Paradiesvögel auf Unkraut: Distelfinken
Ein Papagei im Garten! Kommen Besucher, die wenig Erfahrung mit Vögeln haben sind sie oft erstaunt über den knallgelb-rot-bunte Piepmatz im Gebüsch. Wenn die Eselsdisteln und Kratzdisteln blühen, kommt er regelmäßig her und futtert sich satt. Distelsamen sind seine allerliebste Leibspeise – und so heißt er auch: Distelfink. Sein zweiter Name ist »Stieglitz«, was sich von seinem typischen Ruf »stieglitt« ableiten soll. Der Vogel ist allerdings kein entflogener Exot, sondern ein ganz normales einheimisches Wildexemplar. Das erstaunt den Besuch oft noch mehr. So einen Vogel haben viele noch nie gesehen, im eigenen Garten schon gar nicht.
Das ist gut möglich und hat vermutlich folgende Gründe: Distelfinken lieben sehr große Bäume, die gibt es selten in Reihenhausgärten.
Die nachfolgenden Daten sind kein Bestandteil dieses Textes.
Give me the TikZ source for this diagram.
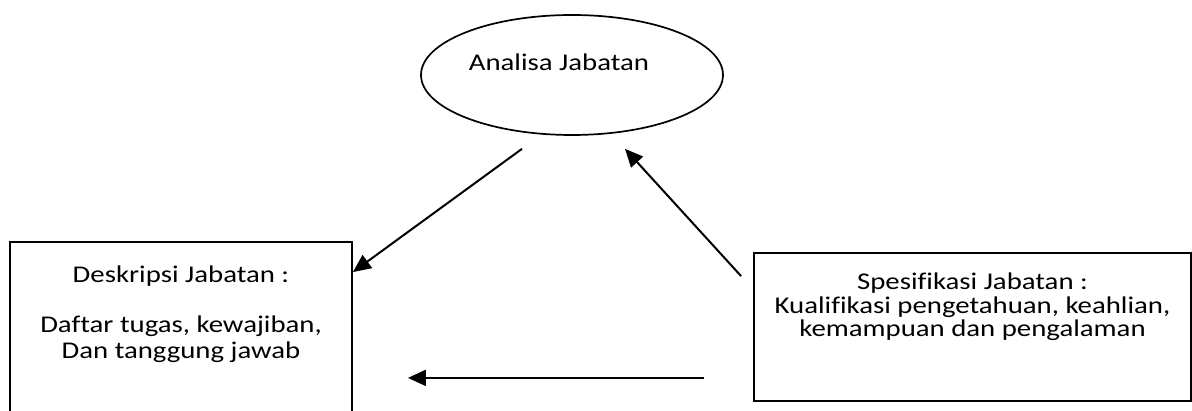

Nistkästen an der Garagenwand sind nichts für sie. Hoch oben in einer Astgabel baut sich Frau Distelfink ihr Nest, kunstvoll gewunden und gepolstert aus Halmen, Stängeln, Blättern, Moos und kleinen Wurzeln. Auch das findet sich nicht in jedem Garten. Wurde er ordentlich frühlingsfein gemacht, schon mal gar nicht.
Die Distelfinkdame praktiziert serielle Monogamie
Die Distelfinkdame praktiziert serielle Monogamie: Jede Brutsaison erwählt sie einen neuen Mann, der ihr Essen bringt, während sie brütet und der dann später mit ihr zusammen die hungrigen Kinder mit Futter versorgt. Deshalb: keine Angst vor Disteln. Die sind sowieso ökologisch ganz toll. Eine üppige Nahrungsquelle für Hummeln und Bienen, Käfer und Schmetterlinge, und viele andere ganz kleine Tierchen, die dann wiederum Marienkäfer und andere Räuberische anziehen. An ihren Blättern fressen Schmetterlingsraupen, der Distelfalter trägt es sogar im Namen. Es gibt so viele Arten, dass allein Disteln einen Garten bunt und blühend gestalten könnten und die Tierwelt wäre auch noch glücklich. Sie an der befürchteten unkontrollierten Ausbreitung zu hindern, ist ganz einfach. Viele Arten sind zweijährig. Die kleinen Rosetten aus pieksigen Blättern, die sie im ersten Jahr bilden, lassen sich leicht jäten, da wo sie stören. Wo sie nicht stören, bleiben sie stehen. Werden groß und blühen und bilden jede Menge fluffige Flugsamen und locken Distelfinken an. Wer sich damit nicht anfreunden kann: Distelfinken lieben nicht nur Disteln, sondern auch Karden und andere Korbblütler.
Zu übersehen sind die Vögel kaum. Sie sind wirklich erstaunlich bunt. Dazu gibt es eine herzallerliebste Anekdote, die das erklären soll. Der Stieglitz war beschäftigt und kam zu spät, als Gott die Farben an die Tiere verteilte. »Jetzt musst du ohne Farbe bleiben, ich habe keine mehr«, sagte Gott dem Vogel, als er dann doch noch auftauchte. Der Stieglitz hatte aber eine Idee: »In jedem Topf ist doch noch ein Rest. Den malst du mir aufs Gefieder.« So wurde der Distelfink so bunt wie ein Papagei; und sein Gefieder leuchtet schon von weitem durch den Garten.